* _Exercise goal_
Scan the data below and pick out the lines containing the word "diagram".

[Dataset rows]
# # # #

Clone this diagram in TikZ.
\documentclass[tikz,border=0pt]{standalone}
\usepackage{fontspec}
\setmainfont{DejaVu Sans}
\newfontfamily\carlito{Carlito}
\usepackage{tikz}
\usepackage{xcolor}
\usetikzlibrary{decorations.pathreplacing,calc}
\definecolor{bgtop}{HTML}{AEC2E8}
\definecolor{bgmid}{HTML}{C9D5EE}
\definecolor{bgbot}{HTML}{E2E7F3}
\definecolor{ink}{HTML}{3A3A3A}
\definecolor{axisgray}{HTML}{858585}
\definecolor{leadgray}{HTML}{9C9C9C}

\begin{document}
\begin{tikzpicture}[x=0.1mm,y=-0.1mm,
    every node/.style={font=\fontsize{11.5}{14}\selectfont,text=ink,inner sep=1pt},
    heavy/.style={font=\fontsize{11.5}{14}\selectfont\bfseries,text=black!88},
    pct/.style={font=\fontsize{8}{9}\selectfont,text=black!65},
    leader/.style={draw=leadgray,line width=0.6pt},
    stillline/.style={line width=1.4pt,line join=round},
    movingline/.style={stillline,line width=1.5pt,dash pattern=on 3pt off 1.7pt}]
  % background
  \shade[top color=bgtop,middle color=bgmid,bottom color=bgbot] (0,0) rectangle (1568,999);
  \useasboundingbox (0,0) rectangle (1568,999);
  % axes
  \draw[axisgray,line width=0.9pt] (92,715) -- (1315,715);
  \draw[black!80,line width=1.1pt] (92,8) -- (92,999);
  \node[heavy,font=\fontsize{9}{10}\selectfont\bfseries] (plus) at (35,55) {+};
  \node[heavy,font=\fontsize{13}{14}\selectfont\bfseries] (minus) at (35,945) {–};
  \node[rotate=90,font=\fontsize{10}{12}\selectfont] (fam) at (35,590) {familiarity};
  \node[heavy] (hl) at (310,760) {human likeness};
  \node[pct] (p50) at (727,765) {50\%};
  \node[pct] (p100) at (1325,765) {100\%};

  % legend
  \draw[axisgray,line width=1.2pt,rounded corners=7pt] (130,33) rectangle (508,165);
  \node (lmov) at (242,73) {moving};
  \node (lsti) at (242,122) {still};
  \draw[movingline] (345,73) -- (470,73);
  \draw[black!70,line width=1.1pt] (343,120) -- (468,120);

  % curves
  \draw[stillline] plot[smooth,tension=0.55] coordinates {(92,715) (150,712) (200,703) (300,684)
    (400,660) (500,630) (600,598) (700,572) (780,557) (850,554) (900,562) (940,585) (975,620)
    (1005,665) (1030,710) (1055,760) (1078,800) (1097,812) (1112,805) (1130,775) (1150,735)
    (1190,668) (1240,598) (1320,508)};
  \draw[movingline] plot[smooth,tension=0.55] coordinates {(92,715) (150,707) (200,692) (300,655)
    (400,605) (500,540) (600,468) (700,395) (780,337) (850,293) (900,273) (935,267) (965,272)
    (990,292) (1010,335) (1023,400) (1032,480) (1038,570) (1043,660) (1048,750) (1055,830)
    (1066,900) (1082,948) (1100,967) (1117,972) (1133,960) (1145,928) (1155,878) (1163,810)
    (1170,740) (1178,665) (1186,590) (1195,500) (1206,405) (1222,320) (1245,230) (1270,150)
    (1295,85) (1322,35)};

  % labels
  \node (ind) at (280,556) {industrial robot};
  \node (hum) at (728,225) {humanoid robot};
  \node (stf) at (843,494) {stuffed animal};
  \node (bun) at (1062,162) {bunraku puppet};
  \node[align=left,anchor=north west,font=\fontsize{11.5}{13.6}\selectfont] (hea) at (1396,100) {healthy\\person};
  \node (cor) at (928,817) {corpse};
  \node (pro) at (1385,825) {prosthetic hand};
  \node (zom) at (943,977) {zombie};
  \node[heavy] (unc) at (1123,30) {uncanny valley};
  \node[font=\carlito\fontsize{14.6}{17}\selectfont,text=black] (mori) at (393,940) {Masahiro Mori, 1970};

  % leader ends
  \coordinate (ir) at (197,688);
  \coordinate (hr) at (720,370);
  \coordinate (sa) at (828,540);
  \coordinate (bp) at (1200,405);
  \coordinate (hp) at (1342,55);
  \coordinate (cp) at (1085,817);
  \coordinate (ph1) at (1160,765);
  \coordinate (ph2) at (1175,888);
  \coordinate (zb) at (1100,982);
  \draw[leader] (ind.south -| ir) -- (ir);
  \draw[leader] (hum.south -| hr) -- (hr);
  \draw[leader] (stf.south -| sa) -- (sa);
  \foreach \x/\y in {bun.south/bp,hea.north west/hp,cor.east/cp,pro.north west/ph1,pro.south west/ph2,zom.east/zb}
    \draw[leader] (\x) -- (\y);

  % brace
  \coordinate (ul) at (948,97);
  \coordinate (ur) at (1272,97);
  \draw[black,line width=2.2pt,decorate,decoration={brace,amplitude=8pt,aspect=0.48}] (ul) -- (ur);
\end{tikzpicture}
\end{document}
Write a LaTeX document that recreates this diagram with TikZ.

# # # #

* _Completed exercise_
Clone this diagram in TikZ.
Write a LaTeX document that recreates this diagram with TikZ.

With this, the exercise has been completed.